WHAT TO DO:
Starting with the first line below, extract each line through the one that contains "95.9, 90.7, 84.3]", inclusive, excluding pictures.

SUPPLIED MATERIAL:
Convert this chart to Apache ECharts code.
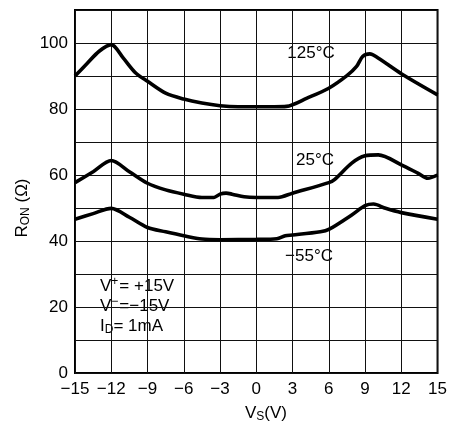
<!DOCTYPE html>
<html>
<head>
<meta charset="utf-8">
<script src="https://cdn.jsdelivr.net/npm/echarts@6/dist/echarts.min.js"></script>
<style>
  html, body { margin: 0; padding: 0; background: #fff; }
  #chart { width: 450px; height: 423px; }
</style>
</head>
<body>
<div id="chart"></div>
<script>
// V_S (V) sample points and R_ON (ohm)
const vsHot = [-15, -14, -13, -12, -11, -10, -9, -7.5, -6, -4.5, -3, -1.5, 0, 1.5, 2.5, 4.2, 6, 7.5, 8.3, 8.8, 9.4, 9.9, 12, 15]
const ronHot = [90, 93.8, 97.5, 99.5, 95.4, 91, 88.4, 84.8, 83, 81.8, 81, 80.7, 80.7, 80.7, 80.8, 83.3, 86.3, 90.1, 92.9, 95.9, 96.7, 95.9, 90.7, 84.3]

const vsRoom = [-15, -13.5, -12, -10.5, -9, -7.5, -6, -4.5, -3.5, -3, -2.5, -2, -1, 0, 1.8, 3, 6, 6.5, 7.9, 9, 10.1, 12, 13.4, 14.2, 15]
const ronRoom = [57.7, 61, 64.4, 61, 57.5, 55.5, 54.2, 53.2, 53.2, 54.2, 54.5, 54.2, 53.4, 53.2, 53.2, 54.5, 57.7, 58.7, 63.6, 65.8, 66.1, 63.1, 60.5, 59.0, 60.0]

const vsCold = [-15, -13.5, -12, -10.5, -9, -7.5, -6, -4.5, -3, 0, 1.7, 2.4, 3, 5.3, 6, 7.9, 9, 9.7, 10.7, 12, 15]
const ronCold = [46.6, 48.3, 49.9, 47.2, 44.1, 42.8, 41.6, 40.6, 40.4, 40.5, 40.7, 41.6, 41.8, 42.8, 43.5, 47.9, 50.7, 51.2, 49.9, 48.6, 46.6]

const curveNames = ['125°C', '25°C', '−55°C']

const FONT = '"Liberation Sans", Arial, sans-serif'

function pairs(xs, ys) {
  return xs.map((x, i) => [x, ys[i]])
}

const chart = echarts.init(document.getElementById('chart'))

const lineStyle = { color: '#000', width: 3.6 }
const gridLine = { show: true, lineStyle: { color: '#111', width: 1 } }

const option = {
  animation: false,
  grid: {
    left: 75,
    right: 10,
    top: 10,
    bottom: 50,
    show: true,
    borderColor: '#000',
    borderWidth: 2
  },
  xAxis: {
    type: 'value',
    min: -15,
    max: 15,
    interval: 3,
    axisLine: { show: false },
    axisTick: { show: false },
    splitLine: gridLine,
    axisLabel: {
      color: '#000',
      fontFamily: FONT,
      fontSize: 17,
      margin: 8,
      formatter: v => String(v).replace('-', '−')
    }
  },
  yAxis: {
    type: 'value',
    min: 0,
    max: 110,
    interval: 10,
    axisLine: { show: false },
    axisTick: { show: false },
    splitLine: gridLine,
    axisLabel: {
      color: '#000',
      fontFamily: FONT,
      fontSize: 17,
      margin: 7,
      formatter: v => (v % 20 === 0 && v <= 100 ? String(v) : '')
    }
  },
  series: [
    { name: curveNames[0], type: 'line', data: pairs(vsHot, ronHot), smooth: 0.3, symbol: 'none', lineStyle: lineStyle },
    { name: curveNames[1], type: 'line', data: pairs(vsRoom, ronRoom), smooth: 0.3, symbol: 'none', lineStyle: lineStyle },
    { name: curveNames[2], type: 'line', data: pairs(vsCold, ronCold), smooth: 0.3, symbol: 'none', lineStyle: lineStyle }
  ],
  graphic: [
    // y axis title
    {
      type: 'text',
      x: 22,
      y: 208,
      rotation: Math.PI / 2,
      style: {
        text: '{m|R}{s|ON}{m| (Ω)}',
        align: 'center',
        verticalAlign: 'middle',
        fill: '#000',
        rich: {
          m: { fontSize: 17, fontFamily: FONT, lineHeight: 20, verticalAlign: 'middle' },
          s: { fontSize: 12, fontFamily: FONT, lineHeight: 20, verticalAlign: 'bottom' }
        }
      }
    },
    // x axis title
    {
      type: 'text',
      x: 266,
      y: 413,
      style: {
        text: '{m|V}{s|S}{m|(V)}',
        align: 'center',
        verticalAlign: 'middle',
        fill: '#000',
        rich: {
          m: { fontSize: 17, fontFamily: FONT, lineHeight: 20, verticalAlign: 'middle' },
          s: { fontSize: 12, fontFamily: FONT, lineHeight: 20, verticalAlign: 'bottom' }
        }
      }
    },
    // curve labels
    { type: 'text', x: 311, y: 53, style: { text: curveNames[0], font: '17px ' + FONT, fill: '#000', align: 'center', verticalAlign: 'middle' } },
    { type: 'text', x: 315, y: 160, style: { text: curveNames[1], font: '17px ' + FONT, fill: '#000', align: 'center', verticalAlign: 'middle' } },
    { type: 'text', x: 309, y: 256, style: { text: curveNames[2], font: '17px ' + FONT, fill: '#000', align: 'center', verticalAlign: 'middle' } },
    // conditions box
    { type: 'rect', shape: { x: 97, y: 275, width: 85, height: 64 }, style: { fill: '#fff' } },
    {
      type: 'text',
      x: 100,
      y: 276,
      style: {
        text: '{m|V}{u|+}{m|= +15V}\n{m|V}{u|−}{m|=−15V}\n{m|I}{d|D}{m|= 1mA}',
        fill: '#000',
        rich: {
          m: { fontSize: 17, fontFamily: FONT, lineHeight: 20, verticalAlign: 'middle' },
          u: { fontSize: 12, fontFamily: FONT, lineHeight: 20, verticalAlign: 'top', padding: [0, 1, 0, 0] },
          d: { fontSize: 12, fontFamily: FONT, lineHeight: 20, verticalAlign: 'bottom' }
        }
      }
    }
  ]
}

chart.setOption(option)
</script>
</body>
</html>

EXERCISE OUTPUT:
Convert this chart to Apache ECharts code.
<!DOCTYPE html>
<html>
<head>
<meta charset="utf-8">
<script src="https://cdn.jsdelivr.net/npm/echarts@6/dist/echarts.min.js"></script>
<style>
  html, body { margin: 0; padding: 0; background: #fff; }
  #chart { width: 450px; height: 423px; }
</style>
</head>
<body>
<div id="chart"></div>
<script>
// V_S (V) sample points and R_ON (ohm)
const vsHot = [-15, -14, -13, -12, -11, -10, -9, -7.5, -6, -4.5, -3, -1.5, 0, 1.5, 2.5, 4.2, 6, 7.5, 8.3, 8.8, 9.4, 9.9, 12, 15]
const ronHot = [90, 93.8, 97.5, 99.5, 95.4, 91, 88.4, 84.8, 83, 81.8, 81, 80.7, 80.7, 80.7, 80.8, 83.3, 86.3, 90.1, 92.9, 95.9, 96.7, 95.9, 90.7, 84.3]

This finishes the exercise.